Но защитники аббата говорят, что он хотел исправить Петра. Блаженный муж, если ты предполагал возвратить Петра к чистому состоянию веры, почему ты заклеймил его печатью вечного проклятия перед лицом народа? И опять, каким образом ты думал исправить его. если ты отнимал у Петра любовь народа? Из всего этого в общем следует, что ты воспылал к Петру не любовью исправления, но жаждой личного мщения. Прекрасно сказано пророком: «Да обличит меня праведный в милосердии», ибо там, где отсутствует милосердие, там налицо не исправление со стороны праведного, а дикое варварство тирана.
Свидетельствует также о злобе души его [Бернара] письмо, направленное к папе Иннокентию, в котором он так негодует и говорит: «Не должен обрести прибежища у престола Петра тот, кто нападает на веру Петра»[386]
. Пощади, пощади, прославленный вояка! Не подобает монаху сражаться подобным образом. Верь Соломону, который говорит: «Не будь слишком строг, дабы не погубить себя».Не нападает на веру Петра тот, кто утверждает веру Петра. Следовательно, он [Петр Абеляр] должен найти прибежище у престола Петра. Позволь, прошу, Петру быть вместе с тобой христианином. И ежели ты захочешь, он будет католиком вместе с тобою. И ежели ты даже не захочешь, он все-таки будет им. Ибо бог существует для всех, а не для одного.
Но если в сердце засела мысль, продолжим вместе рассматривать, каким образом [магистр] Петр нападает на веру [апостола] Петра. Ведь пишет Петр рабе божьей Элоизе, отлично наставленной в священном писании, весьма дружеское письмо, которое, между прочим, благоухает следующими словами: «Сестра моя Элоиза, некогда любимая мною в миру, ныне же во Христе возлюбленнейшая! Логика сделала меня ненавистным миру, ибо извращающие все и вся люди, мудрость коих заключается в причинении зла, говорят, что я превосхожу всех в области логики, но что в толковании Павла я сильно хромаю. И хотя они восхваляют остроту моего ума, они лишают меня чистоты христианской веры. Мне кажется, что они судят так скорее соответственно своему мнению, нежели опыту...»[387]

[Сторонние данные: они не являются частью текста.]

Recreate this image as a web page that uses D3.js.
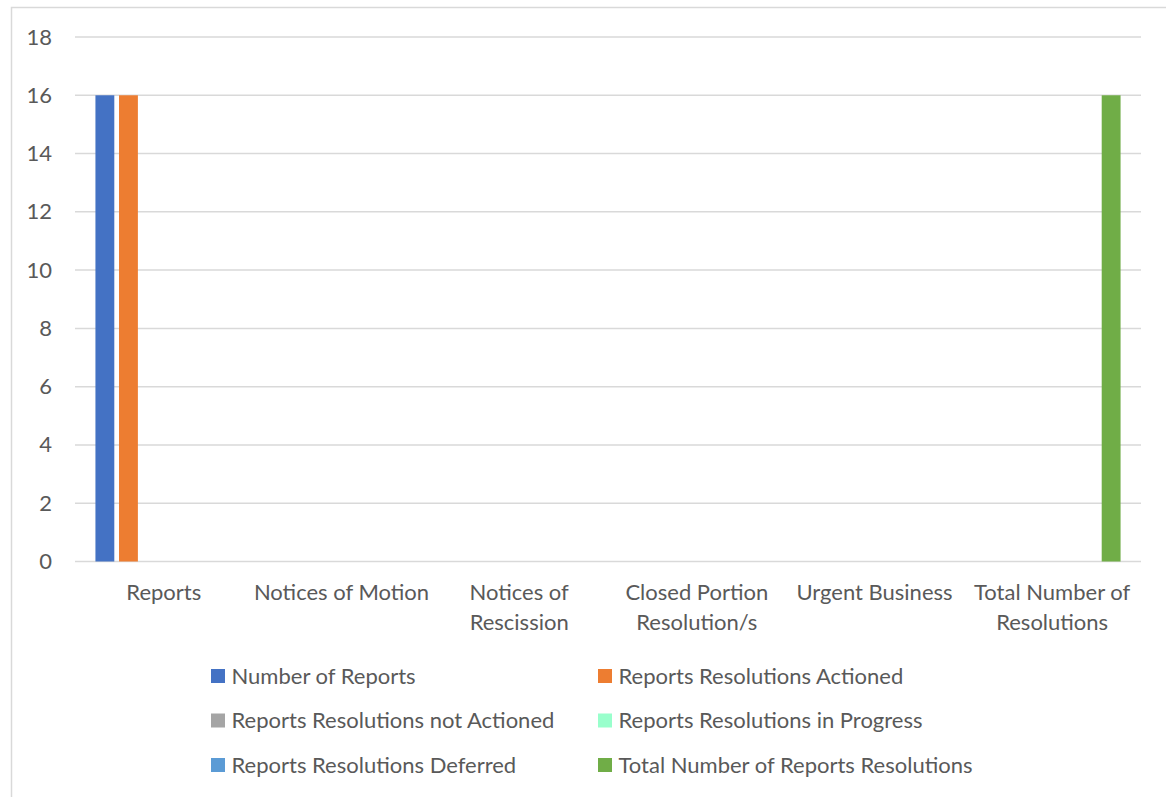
<!DOCTYPE html>
<html>
<head>
<meta charset="utf-8">
<script src="https://cdn.jsdelivr.net/npm/d3@7"></script>
<style>
  html, body { margin: 0; padding: 0; background: #fff; }
  svg { display: block; }
  text { font-family: Lato, "Open Sans", sans-serif; fill: #595959; }
</style>
</head>
<body>
<svg id="chart" width="1166" height="797"></svg>
<script>
// Meeting resolution counts by category
const categories = ["Reports", "Notices of Motion", "Notices of Rescission",
  "Closed Portion Resolution/s", "Urgent Business", "Total Number of Resolutions"];
const seriesNames = ["Number of Reports", "Reports Resolutions Actioned",
  "Reports Resolutions not Actioned", "Reports Resolutions in Progress",
  "Reports Resolutions Deferred", "Total Number of Reports Resolutions"];
const seriesColors = ["#4472c4", "#ed7d31", "#a5a5a5", "#99ffcc", "#5b9bd5", "#70ad47"];
// values[series][category]
const numberOfReports        = [16, 0, 0, 0, 0, 0];
const resolutionsActioned    = [16, 0, 0, 0, 0, 0];
const resolutionsNotActioned = [0, 0, 0, 0, 0, 0];
const resolutionsInProgress  = [0, 0, 0, 0, 0, 0];
const resolutionsDeferred    = [0, 0, 0, 0, 0, 0];
const totalResolutions       = [0, 0, 0, 0, 0, 16];
const yTicks = [0, 2, 4, 6, 8, 10, 12, 14, 16, 18];

const seriesValues = [numberOfReports, resolutionsActioned, resolutionsNotActioned,
  resolutionsInProgress, resolutionsDeferred, totalResolutions];

const svg = d3.select("#chart");
const fontSize = 22;

// chart frame
svg.append("rect")
  .attr("x", 11.5).attr("y", 7.5)
  .attr("width", 1170).attr("height", 800)
  .attr("fill", "#fff").attr("stroke", "#d9d9d9").attr("stroke-width", 1.5);

const plot = { left: 75, right: 1141, top: 37, bottom: 561.5 };

const y = d3.scaleLinear().domain([0, 18]).range([plot.bottom, plot.top]);
const x0 = d3.scaleBand().domain(d3.range(categories.length))
  .range([plot.left, plot.right]).paddingInner(0.23).paddingOuter(0.115);
const x1 = d3.scaleBand().domain(d3.range(seriesNames.length))
  .range([0, x0.bandwidth()]).paddingInner(0.2).paddingOuter(0);

// gridlines
svg.append("g")
  .selectAll("line").data(yTicks).join("line")
  .attr("x1", plot.left).attr("x2", plot.right)
  .attr("y1", d => y(d)).attr("y2", d => y(d))
  .attr("stroke", "#d9d9d9").attr("stroke-width", 1.5);

// y axis labels
const yAxis = d3.axisLeft(y).tickValues(yTicks).tickSize(0).tickPadding(0);
const yg = svg.append("g").attr("transform", `translate(52,0)`).call(yAxis);
yg.select(".domain").remove();
yg.selectAll("text").attr("font-size", fontSize).attr("font-family", null)
  .style("font-family", "Lato, 'Open Sans', sans-serif").attr("fill", "#595959");

// bars
const groups = svg.append("g").selectAll("g").data(categories).join("g")
  .attr("transform", (d, i) => `translate(${x0(i)},0)`);
groups.selectAll("rect")
  .data((d, ci) => seriesValues.map((vals, si) => ({ si, v: vals[ci] })))
  .join("rect")
  .attr("x", d => x1(d.si))
  .attr("width", x1.bandwidth())
  .attr("y", d => y(d.v))
  .attr("height", d => y(0) - y(d.v))
  .attr("fill", d => seriesColors[d.si]);

// category labels, wrapped to band width
const catG = svg.append("g");
const labelY = 600;
categories.forEach((c, i) => {
  const cx = x0(i) + x0.bandwidth() / 2;
  const t = catG.append("text").attr("x", cx).attr("y", labelY)
    .attr("text-anchor", "middle").attr("font-size", fontSize);
  const words = c.split(" ");
  let lines = [], line = [];
  const tmp = t.append("tspan");
  words.forEach(w => {
    const test = line.concat(w).join(" ");
    tmp.text(test);
    if (tmp.node().getComputedTextLength() > x0.step() && line.length) {
      lines.push(line.join(" "));
      line = [w];
    } else line.push(w);
  });
  lines.push(line.join(" "));
  tmp.remove();
  lines.forEach((l, li) => {
    t.append("tspan").attr("x", cx).attr("y", labelY + li * 30).text(l);
  });
});

// legend
const legCols = [211, 598];
const legRows = [676, 720.5, 765];
const leg = svg.append("g").selectAll("g").data(seriesNames).join("g")
  .attr("transform", (d, i) => `translate(${legCols[i % 2]},${legRows[Math.floor(i / 2)]})`);
leg.append("rect").attr("x", 0).attr("y", -7).attr("width", 14).attr("height", 14)
  .attr("fill", (d, i) => seriesColors[i]);
leg.append("text").attr("x", 20.5).attr("y", 7.5).attr("font-size", fontSize).text(d => d);
</script>
</body>
</html>
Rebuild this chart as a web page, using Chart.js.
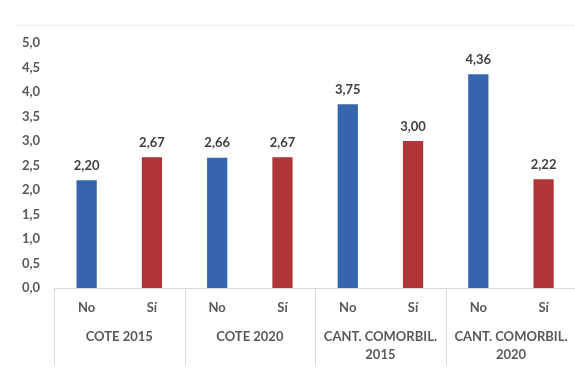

.Я счел нужным привести эти слова из письма Петра дословно, чтобы было ясно, каким образом [магистр] Петр нападает на веру [апостола] Петра.
Теперь, строгий судья, лично сам взвесь, с непредвзятым мнением веру Петра. Ты сказал: «Не должен обрести прибежища у престола Петра, тот, кто нападает на веру Петра». Сказанное, само по себе является превосходным и, в общем, истинным мнением. Но так как ты сказал это о Петре, я уличаю тебя, что ты мыслишь противно истине. Ведь Петр не нападает на веру, по стезе которой он шествовал в своей жизни, и он не чужд заветам Христа, именем коего он так смиренно себя обозначил. Итак, он должен был бы найти прибежище у престола Петра, если бы соблазны твоего красноречия не закрыли милосердного лона римской церкви. Но тем, что ты преграждаешь Петру доступ к милосердию, ты ясно обнаруживаешь ярость зачатого тобою безумия.
Ты, может быть, скажешь здесь: «Ты возводишь на меня слишком большие обвинения в несправедливости. Ревность о доме божьем снедает меня, потому что проказа безумного учения пятнает тело церкви. Я думал, что ему следовало противостоять немедленно, в самом зародыше испорченности, чтобы сила яда не распространилась широко. Разве не осторожно и не предусмотрительно я сделал, собрав в одном рукописном перечне эти отвратительные и святотатственные догмы для того, чтобы желающим кратко коснуться сути дела не было бы обременительно блуждать по обширным дебрям писаний Абеляра». На это я скажу: «Хвалю тебя за это, отец, но вот за что не хвалю. Мы видели твой донос, в котором мы читаем не положения из учения Петра, но главы непозволительных измышлений, а именно, что отец – это всемогущество, сын – некоторое могущество, дух же святой – никакое не могущество, и хотя дух святой одной и той же субстанции с сыном, однако он не от той же самой субстанции; что человек мог бы священнодействовать без новой благодати; что бог не мог бы сделать более, чем он желает, или лучше, чем он делает, или иначе, чем он делает; что душа Христа не спускалась в преисподнюю». Вот это и еще другое содержится в твоем доносе, из чего кое-что я признаю, Петр и говорил, и писал. Но кое-чего он не произносил и не писал. А что он сказал, и чего не сказал и сколь католическим разумом он понимал то, что сказал, покажет ясно и четко путем христианского обсуждения второе наше произведение, посвященное осуждаемому трактату. Ведь все, что требует оправдания и опровержения такого рода, то заслуженно должно быть сохранено в особом произведении.